Im übrigen bestätigt das am 9. Oktober 1975 unterzeichnete Abkommen zwischen der Bundesrepublik Deutschland und der Volksrepublik Polen über Renten- und Unfallversicherung, das noch nicht ratifiziert ist, in Artikel 15 Abs. 4 die vom erkennenden Senat vertretene Rechtsauffassung und bringt außerdem zum Ausdruck, daß es das vorliegende Urteil unberührt läßt (Abs. 3 aaO - vgl. Bulletin des Presse- und Informationsamts der Bundesregierung vom 10. 10. 1975 S. 1196).

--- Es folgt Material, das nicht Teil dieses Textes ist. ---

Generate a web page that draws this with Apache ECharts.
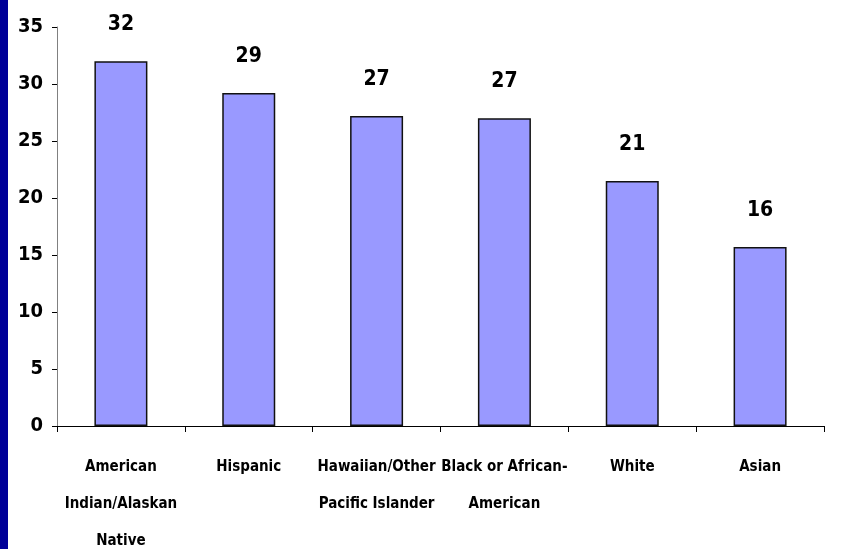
<!DOCTYPE html>
<html>
<head>
<meta charset="utf-8">
<script src="https://cdn.jsdelivr.net/npm/echarts@6/dist/echarts.min.js"></script>
<style>
  html, body { margin: 0; padding: 0; background: #fff; }
  #chart { width: 860px; height: 549px; }
</style>
</head>
<body>
<div id="chart"></div>
<script>
var categories = ['American\nIndian/Alaskan\nNative', 'Hispanic', 'Hawaiian/Other\nPacific Islander',
  'Black or African-\nAmerican', 'White', 'Asian'];
var values = [32, 29.2, 27.2, 27, 21.5, 15.7];
var valueLabels = ['32', '29', '27', '27', '21', '16'];
var yTicks = [0, 5, 10, 15, 20, 25, 30, 35];

var font = '"Liberation Sans Narrow", "DejaVu Sans Condensed", Arial, sans-serif';

var myChart = echarts.init(document.getElementById('chart'));
myChart.setOption({
  backgroundColor: '#fff',
  animation: false,
  graphic: [{
    type: 'rect',
    left: 0, top: 0,
    shape: { width: 8, height: 549 },
    style: { fill: '#000099' }
  }],
  grid: { left: 57, right: 36, top: 27, bottom: 123, outerBoundsMode: 'none' },
  xAxis: {
    type: 'category',
    data: categories,
    axisLine: { lineStyle: { color: '#000', width: 1 } },
    axisTick: { show: true, length: 6, lineStyle: { color: '#000' } },
    axisLabel: {
      interval: 0,
      margin: 23,
      fontFamily: font,
      fontWeight: 'bold',
      fontSize: 15,
      lineHeight: 37,
      color: '#000'
    }
  },
  yAxis: {
    type: 'value',
    min: yTicks[0],
    max: yTicks[yTicks.length - 1],
    interval: 5,
    splitLine: { show: false },
    axisLine: { show: true, lineStyle: { color: '#808080', width: 1 } },
    axisTick: { show: true, length: 5, lineStyle: { color: '#000' } },
    axisLabel: {
      margin: 14,
      fontFamily: font,
      fontWeight: 'bold',
      fontSize: 20,
      color: '#000'
    }
  },
  series: [{
    type: 'bar',
    data: values,
    barWidth: 53,
    itemStyle: { color: '#9999FF', borderColor: '#111', borderWidth: 1.5 },
    label: {
      show: true,
      position: 'top',
      distance: 26,
      fontFamily: font,
      fontWeight: 'bold',
      fontSize: 21,
      color: '#000',
      formatter: function (p) { return valueLabels[p.dataIndex]; }
    }
  }]
});
</script>
</body>
</html>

Die Verpflichtungen aus dem Übereinkommen Nr. 19 der IAO sind ab Wiedereintritt der Bundesrepublik Deutschland am 12. Juni 1951 wirksam geworden, weshalb die fälligen Leistungen - unabhängig vom Warschauer Vertrag - an sich ab 1. Juli 1951 erstmals gewährt werden könnten (vgl. Lauterbach aaO Anm. 39 zu § 625 RVO; Plöger aaO S. 105; Gissler aaO S. 212). Der Kläger hat jedoch erst mit Schreiben vom 10. Januar 1967 bei der Beklagten einen Antrag auf Rentengewährung gestellt. Nach dem hier anwendbaren § 1546 Abs. 1 RVO aF - die durch das UVNG ab 1. Juli 1963 eingeführte Neufassung dieser Vorschrift gilt nur für Arbeitsunfälle, die sich nach seinem Inkrafttreten ereignet haben (vgl. Art. 4 §§ 1, 2 und 16 des UVNG) - war der Anspruch auf Unfallentschädigung, wenn diese nicht von Amts wegen festgestellt wurde, zur Vermeidung eines Ausschlusses spätestens zwei Jahre nach dem Unfall anzumelden. Aus den Unfallakten (vgl. insbesondere Bl. 46) ist jedoch zu entnehmen, daß ein Heilverfahren aus Anlaß des Unfalls durchgeführt und abgeschlossen worden ist. Darin ist aber eine Feststellung der Unfallentschädigung von Amts wegen i.S. des § 1546 Abs. 1 Satz 1 RVO aF zu erblicken (vgl. BSG in SozR Nr. 6 zu § 1546 RVO mit weiteren Nachweisen). Da somit ein Anspruchausschluß nach § 1546 RVO nicht zum Zuge kommen dürfte, bleibt der Beklagten die Prüfung überlassen, ab wann die Rente zu gewähren ist. Aus dem Antragsschreiben des Klägers ist zu schließen, daß er diese erst ab Antragstellung ("jetzt") begehrt. Anderenfalls hätte die Beklagte zu erwägen, ob sie unter Berücksichtigung des Erlasses des BMA vom 8. August 1951 (BABl 1951 S. 389) und des danach zu fordernden Antrages des ausländischen Berechtigten die Einrede der Verjährung (vgl. § 29 Abs. 3 RVO) erheben will. Denn die Verjährungsbestimmungen des § 29 RVO sind auf die Entschädigungsansprüche von ausländischen Staatsangehörigen, für die das Übereinkommen Nr. 19 gilt, ebenso anzuwenden wie auf Ansprüche inländischer Berechtigter (vgl. Gissler aaO S. 212). Im übrigen wird zur Frage einer etwaigen rechtsmißbräuchlichen Berufung auf die Versäumung der Anschlußfrist des § 1546 RVO aF auf BSG 10, 88 ff und 14, 246, 250 verwiesen.
Nach alledem erwies sich die Revision gegen das Grundurteil des LSG als unbegründet.
Die Kostenentscheidung beruht auf § 193 SGG.